A better and admittedly harder strategy is joining complementary groups where prospects discuss their own business issues. I’m not saying it’s easy. The LinkedIn Group administrator must “accept” you as a member. You’ll stand a way better chance if you have a decent blog with good content that helps the LinkedIn Group members advance their business goals.
Be Picky
Don’t go overboard and apply to a million LinkedIn Groups. It’s obviously spammy and very tough to keep up a meaningful membership. Examine and balance the subject matter, maturity, membership size and legitimacy. Quality over quantity is smarter.

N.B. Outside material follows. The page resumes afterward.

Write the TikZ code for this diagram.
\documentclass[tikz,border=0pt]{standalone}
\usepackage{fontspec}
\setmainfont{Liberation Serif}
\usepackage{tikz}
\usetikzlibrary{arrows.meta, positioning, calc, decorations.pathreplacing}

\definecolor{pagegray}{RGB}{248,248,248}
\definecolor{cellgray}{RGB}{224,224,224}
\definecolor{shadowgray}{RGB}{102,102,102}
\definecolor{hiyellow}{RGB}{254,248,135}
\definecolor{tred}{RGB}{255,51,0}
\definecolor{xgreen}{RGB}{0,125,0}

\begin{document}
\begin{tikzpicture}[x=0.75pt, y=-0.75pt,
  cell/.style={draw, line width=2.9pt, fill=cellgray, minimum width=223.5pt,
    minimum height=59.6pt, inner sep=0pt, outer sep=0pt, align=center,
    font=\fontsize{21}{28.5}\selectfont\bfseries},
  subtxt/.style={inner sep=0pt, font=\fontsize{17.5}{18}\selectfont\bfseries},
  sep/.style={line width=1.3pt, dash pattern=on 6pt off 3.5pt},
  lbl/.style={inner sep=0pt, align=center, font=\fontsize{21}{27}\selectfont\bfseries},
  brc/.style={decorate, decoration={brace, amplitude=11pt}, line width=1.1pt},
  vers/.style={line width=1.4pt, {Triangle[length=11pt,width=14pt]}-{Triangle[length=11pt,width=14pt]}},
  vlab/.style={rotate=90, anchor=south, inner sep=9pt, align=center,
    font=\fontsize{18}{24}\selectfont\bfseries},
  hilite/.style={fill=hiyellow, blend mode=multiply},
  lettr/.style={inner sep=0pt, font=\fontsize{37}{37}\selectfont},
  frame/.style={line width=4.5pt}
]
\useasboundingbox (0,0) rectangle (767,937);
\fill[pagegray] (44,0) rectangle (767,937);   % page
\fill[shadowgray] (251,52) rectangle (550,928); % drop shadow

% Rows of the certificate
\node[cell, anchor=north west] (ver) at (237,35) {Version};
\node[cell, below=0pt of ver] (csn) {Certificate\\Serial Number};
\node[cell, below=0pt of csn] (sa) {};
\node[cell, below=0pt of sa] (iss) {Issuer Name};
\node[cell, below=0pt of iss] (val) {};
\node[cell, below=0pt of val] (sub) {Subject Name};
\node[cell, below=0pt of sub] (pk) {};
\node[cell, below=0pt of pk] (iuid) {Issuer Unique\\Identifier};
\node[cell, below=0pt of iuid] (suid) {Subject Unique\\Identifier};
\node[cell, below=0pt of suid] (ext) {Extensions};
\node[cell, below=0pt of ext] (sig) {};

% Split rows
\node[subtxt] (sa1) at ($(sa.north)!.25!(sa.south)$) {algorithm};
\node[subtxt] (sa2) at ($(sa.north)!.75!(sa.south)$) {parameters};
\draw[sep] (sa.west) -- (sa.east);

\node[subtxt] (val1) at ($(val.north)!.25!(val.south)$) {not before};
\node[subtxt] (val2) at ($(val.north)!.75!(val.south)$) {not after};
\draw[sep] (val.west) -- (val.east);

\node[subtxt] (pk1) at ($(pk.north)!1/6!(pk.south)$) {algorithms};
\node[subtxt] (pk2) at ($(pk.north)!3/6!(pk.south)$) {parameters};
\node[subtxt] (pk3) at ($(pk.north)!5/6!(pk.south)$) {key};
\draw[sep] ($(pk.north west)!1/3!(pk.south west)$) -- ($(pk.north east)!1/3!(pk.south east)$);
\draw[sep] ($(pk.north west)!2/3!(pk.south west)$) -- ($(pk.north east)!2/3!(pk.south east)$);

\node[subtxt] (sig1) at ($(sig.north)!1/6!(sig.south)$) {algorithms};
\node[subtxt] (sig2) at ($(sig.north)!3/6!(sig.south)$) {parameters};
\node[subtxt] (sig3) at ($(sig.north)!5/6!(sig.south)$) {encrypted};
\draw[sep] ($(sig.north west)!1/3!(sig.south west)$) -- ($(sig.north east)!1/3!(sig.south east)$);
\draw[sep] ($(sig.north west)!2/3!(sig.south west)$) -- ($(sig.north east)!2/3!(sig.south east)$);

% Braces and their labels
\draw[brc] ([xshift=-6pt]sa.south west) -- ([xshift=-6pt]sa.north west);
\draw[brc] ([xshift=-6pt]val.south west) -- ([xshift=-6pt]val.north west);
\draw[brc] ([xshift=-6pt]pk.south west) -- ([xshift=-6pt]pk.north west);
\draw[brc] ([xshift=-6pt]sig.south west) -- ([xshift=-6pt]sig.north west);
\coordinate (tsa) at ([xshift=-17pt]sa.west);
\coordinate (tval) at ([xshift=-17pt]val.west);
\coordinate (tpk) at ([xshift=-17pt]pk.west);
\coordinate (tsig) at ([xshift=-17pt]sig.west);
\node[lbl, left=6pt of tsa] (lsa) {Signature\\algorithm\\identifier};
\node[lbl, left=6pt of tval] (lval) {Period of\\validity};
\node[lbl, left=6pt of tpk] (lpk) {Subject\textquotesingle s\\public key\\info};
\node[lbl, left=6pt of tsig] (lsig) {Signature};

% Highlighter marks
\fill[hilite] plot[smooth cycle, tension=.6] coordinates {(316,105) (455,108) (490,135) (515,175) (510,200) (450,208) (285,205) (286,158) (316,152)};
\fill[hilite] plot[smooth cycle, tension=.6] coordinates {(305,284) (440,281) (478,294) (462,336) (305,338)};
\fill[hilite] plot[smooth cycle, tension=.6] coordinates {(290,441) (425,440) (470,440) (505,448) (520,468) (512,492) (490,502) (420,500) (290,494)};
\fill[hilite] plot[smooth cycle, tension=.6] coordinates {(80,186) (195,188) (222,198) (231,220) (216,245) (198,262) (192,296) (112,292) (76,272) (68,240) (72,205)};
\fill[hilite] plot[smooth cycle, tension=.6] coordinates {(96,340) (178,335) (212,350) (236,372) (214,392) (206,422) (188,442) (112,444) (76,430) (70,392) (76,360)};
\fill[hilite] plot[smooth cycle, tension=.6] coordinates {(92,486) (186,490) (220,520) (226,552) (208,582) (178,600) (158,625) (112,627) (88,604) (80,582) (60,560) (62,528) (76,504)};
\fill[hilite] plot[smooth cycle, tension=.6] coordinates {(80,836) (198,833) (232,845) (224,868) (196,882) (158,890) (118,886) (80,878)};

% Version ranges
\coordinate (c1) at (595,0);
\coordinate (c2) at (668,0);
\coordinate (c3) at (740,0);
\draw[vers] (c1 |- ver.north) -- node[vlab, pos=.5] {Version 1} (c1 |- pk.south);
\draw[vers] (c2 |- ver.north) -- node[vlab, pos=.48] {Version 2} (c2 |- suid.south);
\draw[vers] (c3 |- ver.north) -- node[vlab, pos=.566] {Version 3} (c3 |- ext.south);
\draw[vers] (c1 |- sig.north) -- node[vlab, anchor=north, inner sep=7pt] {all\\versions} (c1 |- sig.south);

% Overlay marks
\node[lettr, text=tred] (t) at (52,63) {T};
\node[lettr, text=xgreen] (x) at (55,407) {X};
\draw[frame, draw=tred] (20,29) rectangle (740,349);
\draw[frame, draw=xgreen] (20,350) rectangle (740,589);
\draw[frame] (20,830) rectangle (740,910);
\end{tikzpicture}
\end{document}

Educate and Explore…Don’t Advertise
Don’t pose questions like: “Do you need accounting services?” You’ll be better off picking important subjects for a LinkedIn discussion. Be insightful about a current business challenge as a topic. Try engaging the members into real conversations.

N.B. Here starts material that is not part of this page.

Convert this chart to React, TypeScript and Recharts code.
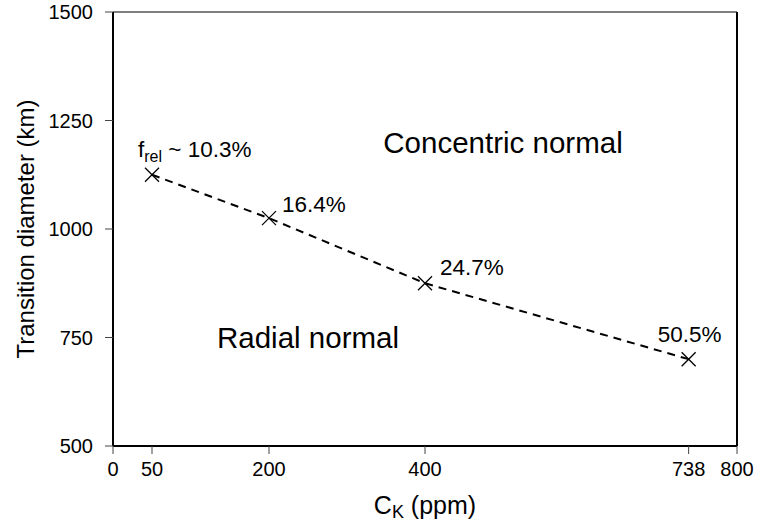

Build Real Relationships – Use LinkedIn Groups
Don’t be shy about transferring digital relationships to old fashioned personal relationships. Events are a great way to “meet-up” with familiar folks in your LinkedIn Groups, especially if you’ve had a LinkedIn interaction. And, subject to old fashioned judgment, etiquette and culture…feel free to ask for introductions to folks you can help in your LinkedIn Group.


Andy Sernovitz
September 16th, 2009 at 7:24 am
Nice article Mark. Good Points, as always
Dave
September 18th, 2009 at 6:45 pm
I’ve been caught up in the trap of seeing a shiny new LinkedIn group with a promising topic or title only to find that I’m one of four or five people and nobody posts. Definitely solid advice here, Mark. The best LinkedIn groups I have belonged to have been built on a foundation of one or more live events.